● The problem: Using the entries shown below, output the line containing "Write a Python", the line containing "sigma = 0.0249", and every line between them, exactly. Pictures are omitted.
— start —
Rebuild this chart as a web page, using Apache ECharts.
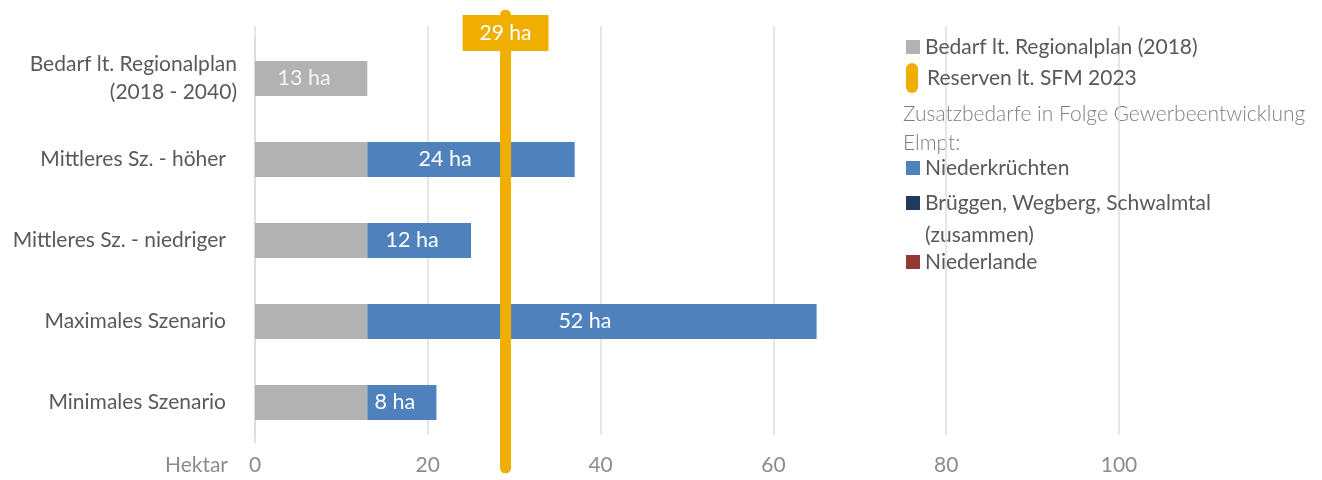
<!DOCTYPE html>
<html>
<head>
<meta charset="utf-8">
<script src="https://cdn.jsdelivr.net/npm/echarts@6/dist/echarts.min.js"></script>
<style>
  html, body { margin: 0; padding: 0; background: #fff; }
  #chart { width: 1322px; height: 480px; }
</style>
</head>
<body>
<div id="chart"></div>
<script>
// Flächenbedarfe je Szenario (Hektar)
const categories = [
  'Bedarf lt. Regionalplan\n(2018 - 2040)',
  'Mittleres Sz. - höher',
  'Mittleres Sz. - niedriger',
  'Maximales Szenario',
  'Minimales Szenario'
];
const bedarfRegionalplan = [13, 13, 13, 13, 13];
const niederkruechten = [null, 24, 12, 52, 8];
const brueggenWegbergSchwalmtal = [null, null, null, null, null];
const niederlande = [null, null, null, null, null];
const reservenSFM = 29;
const xTicks = [0, 20, 40, 60, 80, 100];

const FONT = 'Lato, "Open Sans", sans-serif';
const FS = 21;
const C_GRAY = '#b2b2b2';
const C_BLUE = '#4f81bd';
const C_NAVY = '#1f3a5f';
const C_RED = '#953735';
const C_ORANGE = '#f0ae00';
const C_TEXT = '#595959';
const C_AXIS = '#8c8c8c';

const GRID_LEFT = 255, GRID_RIGHT = 203;
const xMin = xTicks[0], xMax = xTicks[xTicks.length - 1];
const xStep = xTicks[1] - xTicks[0];

const chart = echarts.init(document.getElementById('chart'));

const haLabel = {
  show: true,
  position: 'inside',
  color: '#ffffff',
  fontFamily: FONT,
  fontSize: 21.5,
  offset: [-7, 0],
  formatter: p => p.value + ' ha'
};

// Zusatzbedarf labels: move left when the reserve line would run through them
const niederData = niederkruechten.map((v, i) => {
  if (v == null) return null;
  const mid = bedarfRegionalplan[i] + v / 2;
  const clash = Math.abs(mid - reservenSFM) < 6;
  return { value: v, label: clash ? { offset: [-26, 0] } : {} };
});

const bedarfData = bedarfRegionalplan.map((v, i) => ({
  value: v,
  label: { show: i === 0 }
}));

const legendBase = {
  orient: 'vertical',
  left: 906,
  itemWidth: 14,
  itemHeight: 14,
  icon: 'rect',
  selectedMode: false,
  padding: 0,
  itemStyle: { borderWidth: 0 },
  textStyle: { fontFamily: FONT, fontSize: FS, lineHeight: 26, color: C_TEXT }
};

const option = {
  animation: false,
  backgroundColor: '#ffffff',
  textStyle: { fontFamily: FONT },
  grid: [
    { left: GRID_LEFT, right: GRID_RIGHT, top: 38, bottom: 37 },  // bars
    { left: GRID_LEFT, right: GRID_RIGHT, top: 26, bottom: 45 },  // vertical gridlines
    { left: GRID_LEFT, right: GRID_RIGHT, top: 15, bottom: 12 }   // reserve line
  ],
  xAxis: [
    {
      gridIndex: 0, type: 'value', min: xMin, max: xMax, interval: xStep,
      axisLine: { show: false }, axisTick: { show: false }, splitLine: { show: false },
      axisLabel: { color: C_AXIS, fontFamily: FONT, fontSize: FS, margin: 12 }
    },
    {
      gridIndex: 1, type: 'value', min: xMin, max: xMax, interval: xStep,
      axisLine: { show: false }, axisTick: { show: false }, axisLabel: { show: false },
      splitLine: { show: true, lineStyle: { color: '#dedede', width: 1.5 } }
    },
    {
      gridIndex: 2, type: 'value', min: xMin, max: xMax, show: false
    }
  ],
  yAxis: [
    {
      gridIndex: 0, type: 'category', data: categories, inverse: true,
      axisLine: { show: true, lineStyle: { color: '#d9d9d9', width: 1.5 } },
      axisTick: { show: false },
      axisLabel: {
        color: C_TEXT, fontFamily: FONT, fontSize: FS, lineHeight: 28, margin: 18,
        formatter: (v, i) => i === 0 ? v : '{s|' + v + '}',
        rich: { s: { color: C_TEXT, fontFamily: FONT, fontSize: FS, padding: [0, 11, 0, 0] } }
      }
    },
    { gridIndex: 1, type: 'value', show: false, min: 0, max: 1 },
    { gridIndex: 2, type: 'value', show: false, min: 0, max: 1 }
  ],
  legend: [
    Object.assign({}, legendBase, { top: 34, data: ['Bedarf lt. Regionalplan (2018)'] }),
    Object.assign({}, legendBase, {
      top: 63, itemWidth: 12, itemHeight: 30,
      icon: 'path://M6,0 A6,6 0 0 1 12,6 L12,24 A6,6 0 0 1 0,24 L0,6 A6,6 0 0 1 6,0 Z',
      textStyle: Object.assign({}, legendBase.textStyle, { padding: [0, 0, 0, 4] }),
      data: ['Reserven lt. SFM 2023']
    }),
    Object.assign({}, legendBase, { top: 155, data: ['Niederkrüchten'] }),
    Object.assign({}, legendBase, { top: 190, data: ['Brüggen, Wegberg, Schwalmtal'] }),
    Object.assign({}, legendBase, { top: 249, data: ['Niederlande'] })
  ],
  graphic: [
    {
      type: 'text', left: 903, top: 100,
      style: {
        text: 'Zusatzbedarfe in Folge Gewerbeentwicklung\nElmpt:',
        fill: '#7f7f7f', fontFamily: FONT, fontSize: FS, fontWeight: 300, lineHeight: 29
      }
    },
    {
      type: 'text', left: 925, top: 222,
      style: { text: '(zusammen)', fill: C_TEXT, fontFamily: FONT, fontSize: FS, lineHeight: 26 }
    },
    {
      type: 'text', right: 1322 - 228, top: 455,
      style: { text: 'Hektar', fill: C_AXIS, fontFamily: FONT, fontSize: FS, align: 'right' }
    }
  ],
  series: [
    {
      name: 'Bedarf lt. Regionalplan (2018)', type: 'bar', stack: 'bedarf',
      xAxisIndex: 0, yAxisIndex: 0, barWidth: 35,
      itemStyle: { color: C_GRAY },
      label: Object.assign({}, haLabel, { color: '#f5f5f5' }),
      data: bedarfData
    },
    {
      name: 'Niederkrüchten', type: 'bar', stack: 'bedarf',
      xAxisIndex: 0, yAxisIndex: 0, barWidth: 35,
      itemStyle: { color: C_BLUE },
      label: haLabel,
      data: niederData
    },
    {
      name: 'Brüggen, Wegberg, Schwalmtal', type: 'bar', stack: 'bedarf',
      xAxisIndex: 0, yAxisIndex: 0, barWidth: 35,
      itemStyle: { color: C_NAVY },
      data: brueggenWegbergSchwalmtal
    },
    {
      name: 'Niederlande', type: 'bar', stack: 'bedarf',
      xAxisIndex: 0, yAxisIndex: 0, barWidth: 35,
      itemStyle: { color: C_RED },
      data: niederlande
    },
    {
      name: 'Reserven lt. SFM 2023', type: 'line',
      xAxisIndex: 2, yAxisIndex: 2, z: 5,
      color: C_ORANGE,
      itemStyle: { color: C_ORANGE },
      lineStyle: { color: C_ORANGE, width: 11, cap: 'round' },
      symbol: 'circle', symbolSize: 0, showSymbol: true,
      data: [
        { value: [reservenSFM, 0] },
        {
          value: [reservenSFM, 1],
          label: {
            show: true, position: 'bottom', distance: 0,
            formatter: p => p.value[0] + ' ha',
            color: '#ffffff', fontFamily: FONT, fontSize: FS, lineHeight: 24,
            backgroundColor: C_ORANGE, padding: [6, 17, 6, 17]
          }
        }
      ]
    }
  ]
};

chart.setOption(option);
</script>
</body>
</html>
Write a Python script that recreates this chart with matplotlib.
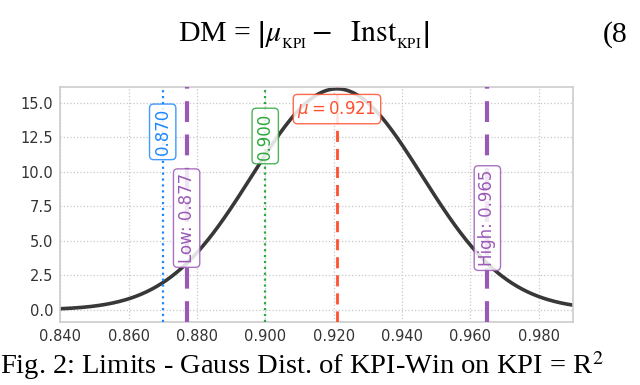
import numpy as np
from matplotlib import pyplot as plt

# Gaussian of the KPI window
mu = 0.921
sigma = 0.0249

# limit lines: value, label, colour, style, width
limit_vals = [0.870, 0.877, 0.900, 0.921, 0.965]
limit_labels = ['0.870', 'Low: 0.877', '0.900', r'$\mu = 0.921$', 'High: 0.965']
limit_colors = ['#1e88ff', '#9b59b6', '#2ca83c', '#ff5030', '#9b59b6']
limit_styles = [':', (0, (5, 3)), ':', (0, (4, 2.5)), (0, (5, 3))]
limit_widths = [1.6, 3.0, 1.6, 2.0, 3.0]
label_y = [12.9, 6.65, 12.6, 14.55, 6.65]
label_rot = [90, 90, 90, 0, 90]

xticks = [0.84, 0.86, 0.88, 0.90, 0.92, 0.94, 0.96, 0.98]
yticks = [0.0, 2.5, 5.0, 7.5, 10.0, 12.5, 15.0]

fig = plt.figure(figsize=(6.4, 3.85), dpi=100)
ax = fig.add_axes([0.094, 0.164, 0.801, 0.610])

x = np.linspace(0.84, 0.99, 400)
y = np.exp(-0.5 * ((x - mu) / sigma) ** 2) / (sigma * np.sqrt(2 * np.pi))
ax.plot(x, y, color='#383838', lw=2.6, zorder=2)

for v, lab, c, ls, lw, ly, rot in zip(limit_vals, limit_labels, limit_colors,
                                        limit_styles, limit_widths, label_y, label_rot):
    ax.axvline(v, color=c, ls=ls, lw=lw, zorder=3)
    ax.text(v, ly, lab, color=c, rotation=rot, ha='center', va='center',
            fontsize=12, zorder=5,
            bbox=dict(boxstyle='round,pad=0.25', fc='white', ec=c, alpha=0.85, lw=1.0))

ax.set_xlim(0.84, 0.99)
ax.set_ylim(-0.87, 16.15)
ax.set_xticks(xticks)
ax.set_xticklabels(['%.3f' % t for t in xticks])
ax.set_yticks(yticks)
ax.tick_params(length=0, labelsize=10.5, labelcolor='#333333', pad=5)
ax.grid(True, ls=':', color='#c8c8c8', lw=0.9)
ax.set_axisbelow(True)
for s in ax.spines.values():
    s.set_color('#cccccc')
    s.set_linewidth(1.2)

# surrounding paper text
fig.text(0.475, 0.91, r'DM = $\left|\mu_{_{\rm KPI}} -\ \ \mathrm{Inst}_{_{\rm KPI}}\right|$',
         ha='center', va='center', fontsize=21.5, family='Liberation Serif',
         math_fontfamily='stix')
fig.text(0.942, 0.91, '(8', ha='left', va='center', fontsize=21.5, family='Liberation Serif')
fig.text(0.0, 0.05, r'Fig. 2: Limits - Gauss Dist. of KPI-Win on KPI = R$^2$',
         ha='left', va='center', fontsize=20.5, family='Liberation Serif',
         math_fontfamily='stix')

fig.savefig('out.png', dpi=100)
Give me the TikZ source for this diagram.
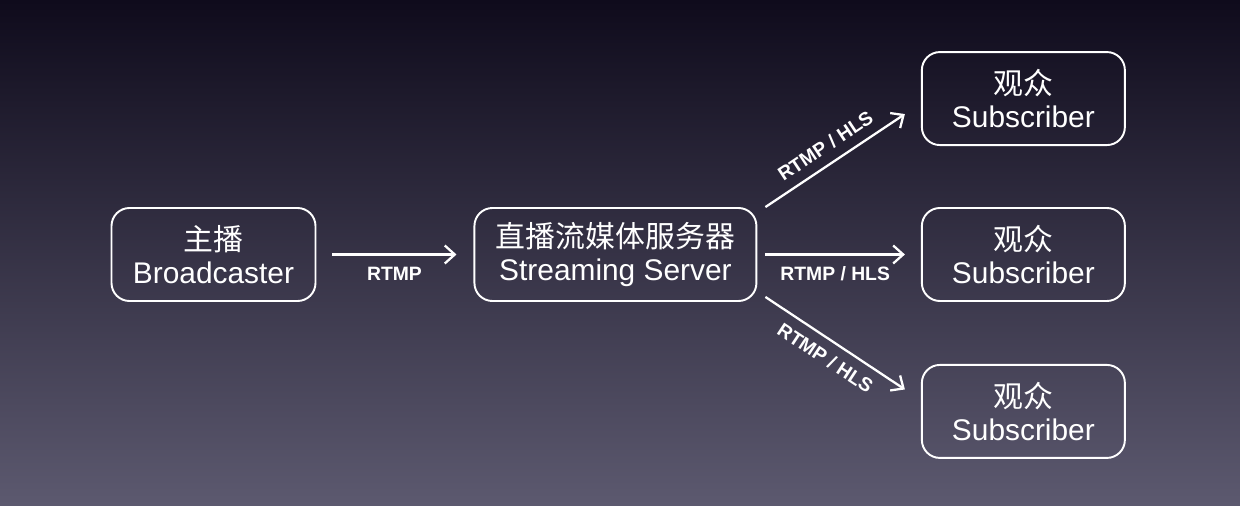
— end —
● Expected answer:
Write a Python script that recreates this chart with matplotlib.
import numpy as np
from matplotlib import pyplot as plt

# Gaussian of the KPI window
mu = 0.921
sigma = 0.0249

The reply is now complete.